Applying the law, the court held that even accepting plaintiff’s allegations as true, and drawing all reasonable inferences in her favor, she fails to allege conditions of discrimination “so intolerable that a reasonable person subject to them would resign.”
It elaborated :
The lone piece of race-related harassment alleged here is the “colored girl” comment, which occurred only once, over a year before Chandler’s resignation. See Compl. ¶¶ 20, 29. Constructive discharge requires a “greater severity or pervasiveness of harassment than the minimum required to prove a hostile working environment.” Spencer, 469 F.3d at 316 n.4 (quoting Landgraf v. USI Film Prods., 968 F.2d 427, 430 (5th Cir. 1992)). “Isolated incidents and ‘offhanded comments … are not sufficient to sustain a hostile work environment claim,’ ” so they necessarily fail to establish constructive discharge, too. Stucke v. City of Phila., 685 F. App’x 150, 153 (3d Cir. 2017) (quoting Caver v. City of Trenton, 420 F.3d 243, 262 (3d Cir. 2005)). As such, the “colored girl” comment, while clearly offensive, is not the sort of “extremely serious” comment that would otherwise support a constructive discharge claim. Caver, 420 F.3d at 262; see, e.g., Castleberry v. STI Grp., 863 F.3d 259, 265 (3d Cir. 2017) (reversing dismissal of employment discrimination claim where plaintiffs “alleged that their supervisor used a racially charged slur in front of them and their non-African-American coworkers … accompanied by threats of termination”); Hoff v. Spring House Tavern, No. 13-0662, 2013 WL 2434615, at *5 (E.D. Pa. June 5, 2013) (“Plaintiff was not constructively discharged when his supervisor failed to terminate a co-worker who had made one inappropriate racial comment.”). Chandler’s discrimination claim fails.

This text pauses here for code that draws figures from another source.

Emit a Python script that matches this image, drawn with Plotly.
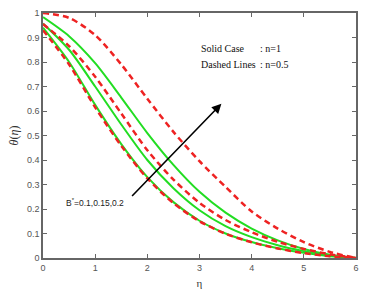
import plotly.graph_objects as go

eta = [0, 0.5, 1, 1.5, 2, 2.5, 3, 3.5, 4, 4.5, 5, 5.5, 6]

# Solid lines (n = 1), B* = 0.1, 0.15, 0.2
solid_low = [0.94, 0.80, 0.625, 0.465, 0.33, 0.228, 0.152, 0.10, 0.065, 0.04, 0.021, 0.007, 0.0]
solid_mid = [0.957, 0.85, 0.70, 0.545, 0.40, 0.285, 0.195, 0.13, 0.085, 0.052, 0.028, 0.01, 0.0]
solid_high = [0.983, 0.905, 0.795, 0.655, 0.51, 0.38, 0.27, 0.185, 0.12, 0.072, 0.037, 0.013, 0.0]

# Dashed lines (n = 0.5), B* = 0.1, 0.15, 0.2
dashed_low = [0.93, 0.79, 0.615, 0.458, 0.325, 0.224, 0.15, 0.099, 0.064, 0.039, 0.02, 0.007, 0.0]
dashed_mid = [0.955, 0.865, 0.74, 0.59, 0.44, 0.32, 0.225, 0.155, 0.105, 0.066, 0.037, 0.015, 0.0]
dashed_high = [1.0, 0.98, 0.91, 0.79, 0.65, 0.515, 0.395, 0.29, 0.19, 0.12, 0.065, 0.025, 0.0]

x_ticks = [0, 1, 2, 3, 4, 5, 6]
y_ticks = [0, 0.1, 0.2, 0.3, 0.4, 0.5, 0.6, 0.7, 0.8, 0.9, 1]
y_tick_labels = ["0", "0.1", "0.2", "0.3", "0.4", "0.5", "0.6", "0.7", "0.8", "0.9", "1"]

GREEN = "#22dd22"
RED = "#ee2222"

fig = go.Figure()
for ys in [solid_low, solid_mid, solid_high]:
    fig.add_trace(go.Scatter(x=eta, y=ys, mode="lines",
                             line=dict(color=GREEN, width=2, shape="spline", smoothing=0.8),
                             showlegend=False, hoverinfo="skip"))
for ys in [dashed_low, dashed_mid, dashed_high]:
    fig.add_trace(go.Scatter(x=eta, y=ys, mode="lines",
                             line=dict(color=RED, width=2.5, shape="spline", smoothing=0.8, dash="6px,4px"),
                             showlegend=False, hoverinfo="skip"))

axis_common = dict(showline=True, linecolor="#666666", linewidth=1.5, mirror="ticks",
                   ticks="inside", ticklen=4, tickcolor="#666666", showgrid=False,
                   zeroline=False, ticklabeloverflow="allow",
                   tickfont=dict(family="Arial, Liberation Sans", size=9, color="#555555"))

fig.update_xaxes(range=[0, 6], tickvals=x_ticks, ticktext=[str(v) for v in x_ticks],
                 title=dict(text="η", font=dict(family="Liberation Serif", size=11, color="#333333"), standoff=8),
                 **axis_common)
fig.update_yaxes(range=[0, 1], tickvals=y_ticks, ticktext=y_tick_labels,
                 title=dict(text="<i>θ</i>(<i>η</i>)", font=dict(family="Liberation Serif", size=12, color="#333333"), standoff=6),
                 **axis_common)

note_font = dict(family="Liberation Serif", size=10, color="#111111")
fig.add_annotation(x=2.99, y=0.855, xref="x", yref="y", text="Solid Case",
                   showarrow=False, xanchor="left", yanchor="middle", font=note_font)
fig.add_annotation(x=4.13, y=0.855, xref="x", yref="y", text=": n=1",
                   showarrow=False, xanchor="left", yanchor="middle", font=note_font)
fig.add_annotation(x=2.99, y=0.79, xref="x", yref="y", text="Dashed Lines",
                   showarrow=False, xanchor="left", yanchor="middle", font=note_font)
fig.add_annotation(x=4.13, y=0.79, xref="x", yref="y", text=": n=0.5",
                   showarrow=False, xanchor="left", yanchor="middle", font=note_font)

# Arrow showing increasing B*
fig.add_annotation(x=3.42, y=0.63, ax=1.68, ay=0.247, xref="x", yref="y", axref="x", ayref="y",
                   text="", showarrow=True, arrowhead=2, arrowsize=1.2, arrowwidth=1.6, arrowcolor="#000000")
fig.add_annotation(x=1.6, y=0.226, xref="x", yref="y", text="B<sup>*</sup>=0.1,0.15,0.2",
                   showarrow=False, xanchor="right", yanchor="middle",
                   font=dict(family="Arial, Liberation Sans", size=8.5, color="#222222"))

fig.update_layout(width=367, height=298, margin=dict(l=43, r=8, t=10, b=40),
                  paper_bgcolor="white", plot_bgcolor="white")

fig.write_html("out.html", config={"displayModeBar": False},
               post_script="document.body.style.margin='0';document.body.style.padding='0';")
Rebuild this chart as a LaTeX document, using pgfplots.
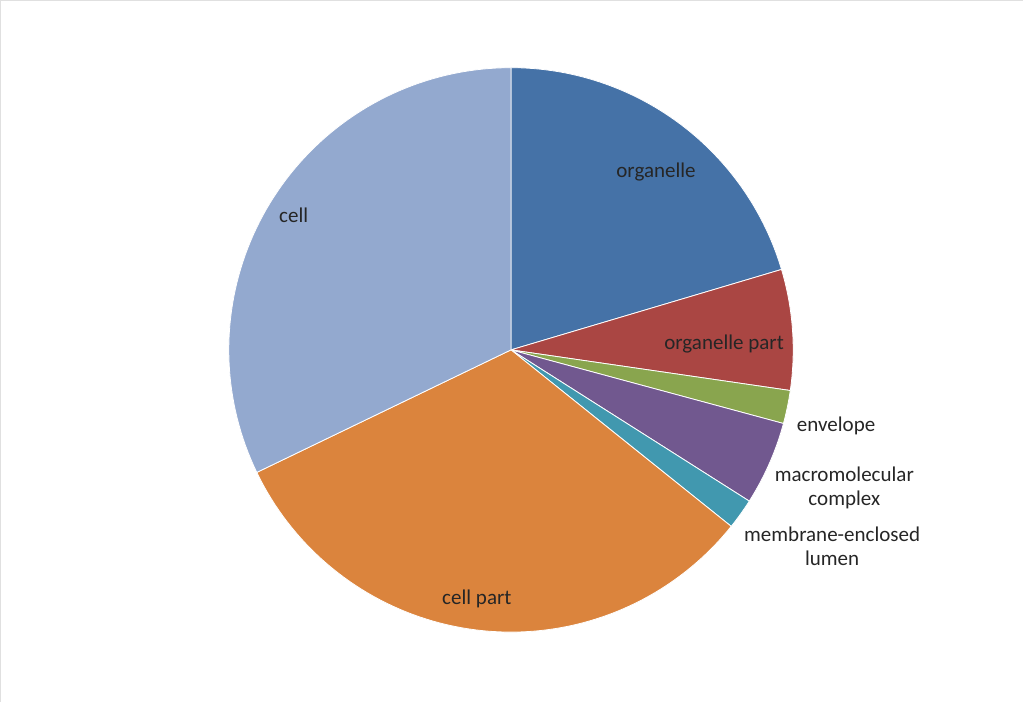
\documentclass[border=0pt]{standalone}
\usepackage{pgfplots}
\pgfplotsset{compat=1.18}
\usepackage{fontspec}
\setmainfont{Carlito}
\definecolor{cOrg}{HTML}{4572A7}
\definecolor{cOrgP}{HTML}{AA4643}
\definecolor{cEnv}{HTML}{89A54E}
\definecolor{cMac}{HTML}{71588F}
\definecolor{cMem}{HTML}{4198AF}
\definecolor{cCellP}{HTML}{DB843D}
\definecolor{cCell}{HTML}{93A9CF}
% shares in percent
\pgfmathsetmacro{\pA}{20.4}  % organelle
\pgfmathsetmacro{\pB}{6.9}   % organelle part
\pgfmathsetmacro{\pC}{1.9}   % envelope
\pgfmathsetmacro{\pD}{4.8}   % macromolecular complex
\pgfmathsetmacro{\pE}{1.75}  % membrane-enclosed lumen
\pgfmathsetmacro{\pF}{32.1}  % cell part
\pgfmathsetmacro{\pG}{32.15} % cell
\pgfmathsetmacro{\aA}{90}
\pgfmathsetmacro{\aB}{\aA-3.6*\pA}
\pgfmathsetmacro{\aC}{\aB-3.6*\pB}
\pgfmathsetmacro{\aD}{\aC-3.6*\pC}
\pgfmathsetmacro{\aE}{\aD-3.6*\pD}
\pgfmathsetmacro{\aF}{\aE-3.6*\pE}
\pgfmathsetmacro{\aG}{\aF-3.6*\pF}
\pgfmathsetmacro{\aH}{\aG-3.6*\pG}
\begin{document}
\begin{tikzpicture}
\begin{axis}[
  scale only axis, width=512pt, height=351.5pt,
  xmin=-1.8156, xmax=1.8156, ymin=-1.2482, ymax=1.2447,
  axis lines=none, clip=false,
  every axis plot/.append style={data cs=polar, samples=80, draw=white, line width=0.4pt},
  font=\fontsize{10.5}{12}\selectfont,
]
\addplot[fill=cOrg, domain=\aB:\aA] (x,1) -- (axis cs:0,0) -- cycle;
\addplot[fill=cOrgP, domain=\aC:\aB] (x,1) -- (axis cs:0,0) -- cycle;
\addplot[fill=cEnv, domain=\aD:\aC] (x,1) -- (axis cs:0,0) -- cycle;
\addplot[fill=cMac, domain=\aE:\aD] (x,1) -- (axis cs:0,0) -- cycle;
\addplot[fill=cMem, domain=\aF:\aE] (x,1) -- (axis cs:0,0) -- cycle;
\addplot[fill=cCellP, domain=\aG:\aF] (x,1) -- (axis cs:0,0) -- cycle;
\addplot[fill=cCell, domain=\aH:\aG] (x,1) -- (axis cs:0,0) -- cycle;
\draw[black!12, line width=0.6pt] (axis cs:-1.8085,-1.2482) -- (axis cs:-1.8085,1.2376) -- (axis cs:1.8156,1.2376);
\begin{scope}[every node/.style={text=black!85, align=center, inner sep=0pt}]
\node at (axis cs:0.514,0.630) {organelle};
\node at (axis cs:0.755,0.020) {organelle part};
\node at (axis cs:1.152,-0.270) {envelope};
\node[font=\fontsize{10.5}{12.2}\selectfont] at (axis cs:1.181,-0.490) {macromolecular\\complex};
\node[font=\fontsize{10.5}{12.2}\selectfont] at (axis cs:1.138,-0.696) {membrane-enclosed\\lumen};
\node at (axis cs:-0.121,-0.884) {cell part};
\node at (axis cs:-0.770,0.478) {cell};
\end{scope}
\end{axis}
\end{tikzpicture}
\end{document}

The court also held that plaintiff failed to sufficiently allege a hostile work environment claim, reasoning that the “colored girl” comment – while “undoubtedly offensive” – was insufficient, since “the fact that Plaintiff encountered an unpleasant isolated incident does not mean that the terms and conditions of Plaintiff’s employment were altered.”
The taunts from plaintiff’s colleagues likewise failed to support this claim, since “those taunts, on their face, were not racially based, and there are no facts alleged that otherwise suggest that they were racially motivated.”